Okay, first off, SEF did not say in so many words that Everything2 is phallocentric. What she said was something along the lines of its hierarchical structure and the system of rewards and punishments via the mechanism of voting are characteristic of the male mindset, and that many women participants find these elements confusing or alienating.

It was so worth it just to hear igloowhite switch on his baffled redneck voice and complain that he couldn't find the penis he keeps hearing is so "centric" to E2.

Second, Ælien neither "disputed" nor "debated" with me over one of my nodes. He merely /msg'd me to share his thoughts on it, along with reasons why he could not accept certain propositions therein.
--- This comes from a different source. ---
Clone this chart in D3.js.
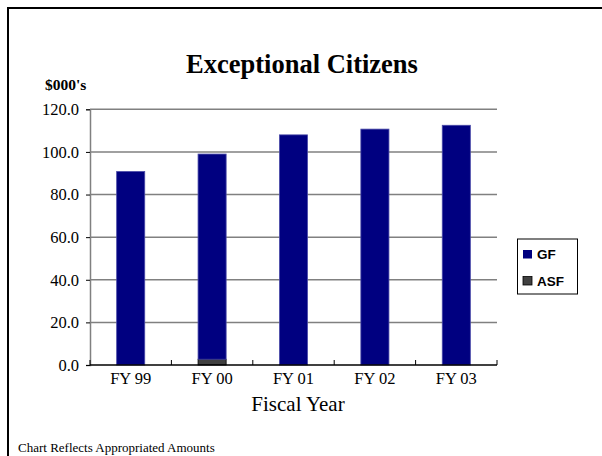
<!DOCTYPE html>
<html><head><meta charset="utf-8">
<script src="https://cdn.jsdelivr.net/npm/d3@7"></script>
<style>body{margin:0;background:#fff}svg{display:block}</style>
</head><body>
<svg id="c" width="602" height="456"></svg>
<script>
const categories = ["FY 99","FY 00","FY 01","FY 02","FY 03"];
const asfValues = [0, 2.7, 0, 0, 0];
const gfValues = [90.8, 96.3, 108.0, 110.7, 112.5];
const yTicks = [0, 20, 40, 60, 80, 100, 120];
const seriesNames = ["GF","ASF"];
const seriesColors = ["#000080","#404040"];

const svg = d3.select("#c");
const serif = "'Liberation Serif','Times New Roman',serif";
const sans = "'Liberation Sans',Arial,sans-serif";

// frame
svg.append("rect").attr("x",8).attr("y",8).attr("width",700).attr("height",600)
  .attr("fill","none").attr("stroke","#000").attr("stroke-width",2);

const x = d3.scaleBand().domain(categories).range([90,497]).paddingInner(0.655).paddingOuter(0.3275);
const y = d3.scaleLinear().domain([0,120]).range([365,109.3]);

// gridlines
svg.append("g").selectAll("line").data(yTicks.filter(d=>d>0)).join("line")
  .attr("x1",90).attr("x2",497).attr("y1",d=>y(d)).attr("y2",d=>y(d))
  .attr("stroke","#808080").attr("stroke-width",1.5);

// y axis
const ya = svg.append("g").attr("transform","translate(90,0)")
  .call(d3.axisLeft(y).tickValues(yTicks).tickFormat(d3.format(".1f")).tickSize(4).tickPadding(7));
ya.select(".domain").attr("stroke","#808080").attr("stroke-width",1.5);
ya.selectAll(".tick line").attr("stroke","#000");
ya.selectAll("text").attr("font-family",serif).attr("font-size",16.5).attr("fill","#000");

// bars
const stack = categories.map((c,i)=>({c, asf:asfValues[i], gf:gfValues[i]}));
const g = svg.append("g");
g.selectAll("rect.asf").data(stack.filter(d=>d.asf>0)).join("rect").attr("class","asf")
  .attr("x",d=>x(d.c)).attr("width",x.bandwidth())
  .attr("y",d=>y(d.asf)).attr("height",d=>y(0)-y(d.asf))
  .attr("fill",seriesColors[1]).attr("stroke","#000").attr("stroke-width",0.8);
g.selectAll("rect.gf").data(stack).join("rect").attr("class","gf")
  .attr("x",d=>x(d.c)).attr("width",x.bandwidth())
  .attr("y",d=>y(d.asf+d.gf)).attr("height",d=>y(d.asf)-y(d.asf+d.gf))
  .attr("fill",seriesColors[0]).attr("stroke","#4a4aa8").attr("stroke-width",0.8);

// x axis
const xb = d3.scalePoint().domain(d3.range(categories.length+1)).range([90,497]);
const xa = svg.append("g");
xa.append("line").attr("x1",90).attr("x2",497).attr("y1",y(0)).attr("y2",y(0))
  .attr("stroke","#000").attr("stroke-width",1.5);
xa.selectAll("line.t").data(xb.domain()).join("line").attr("class","t")
  .attr("x1",d=>xb(d)).attr("x2",d=>xb(d)).attr("y1",y(0)).attr("y2",y(0)-5)
  .attr("stroke","#000").attr("stroke-width",1);
xa.selectAll("text").data(categories).join("text")
  .attr("x",d=>x(d)+x.bandwidth()/2).attr("y",384).attr("text-anchor","middle")
  .attr("font-family",serif).attr("font-size",16.5).text(d=>d);

// titles
svg.append("text").attr("x",302).attr("y",73).attr("text-anchor","middle")
  .attr("font-family",serif).attr("font-size",26.5).attr("font-weight","bold").text("Exceptional Citizens");
svg.append("text").attr("x",45).attr("y",90)
  .attr("font-family",serif).attr("font-size",15.5).attr("font-weight","bold").text("$000's");
svg.append("text").attr("x",298).attr("y",411).attr("text-anchor","middle")
  .attr("font-family",serif).attr("font-size",21).text("Fiscal Year");
svg.append("text").attr("x",18).attr("y",452)
  .attr("font-family",serif).attr("font-size",13).text("Chart Reflects Appropriated Amounts");

// legend
const lg = svg.append("g");
lg.append("rect").attr("x",517.5).attr("y",239).attr("width",60).attr("height",55)
  .attr("fill","#fff").attr("stroke","#000").attr("stroke-width",1);
seriesNames.forEach((n,i)=>{
  lg.append("rect").attr("x",523).attr("y",250+i*26.5).attr("width",9).attr("height",8.5)
    .attr("fill",seriesColors[i]).attr("stroke",i===0?"none":"#000").attr("stroke-width",0.8);
  lg.append("text").attr("x",537).attr("y",259+i*26.5)
    .attr("font-family",sans).attr("font-size",13.5).attr("font-weight","bold").text(n);
});
</script>
</body></html>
Third: my pokerfaced assertions that I hate all Irish people, that I invented the compass, or that it's all I can do to keep from beating the shit out of Roninspoon at any given moment are attempts at humor. When I explain these remarks by saying "I lie constantly," that's an attempt at humor too -- one that only really works with people who know me well enough to be aware that I in fact do NOT lie all the time. I ask that you all, and particularly Chras4, accept these statements as my gift of laughter to you, however ill-conceived, and not as an attempt to confuse or frighten.

I'll let everyone else tell you what a great time we had, and limit my observations to three events that impressed me deeply:

  • Akasha, after driving all the way down from Silicon Valley, spent almost the entire night baking for us.
  • When an attendee became violently ill for a very long period of time, jasonm quietly excused himself from the fun and revelry in order to remain nearby and make sure he'd be okay.
  • Later that evening I witnessed our host igloowhite defending the honor of a lady with such deadly seriousness I thought it would be pistols at twenty paces if satsfaction was not given.

Selena, Jason, Steve: you guys are solid.

And yes, for some reason I was sure that PaladinZ was black. When I heard he'd arrived and saw a slim young man of Indian extraction walk in, I wondered "Hey, who's the Indian guy who showed up with PaladinZ?" I'm not alone in being confused, though: in a very Mothman Prophecies-like conversation, Eraser said that I called him on his cell phone a few weeks ago, identified myself AS QUIZRO, and hung up in mid-message -- a call I never made. Either strange forces are at work among us, or we've all been sitting in front of computer screens for waaaay too long.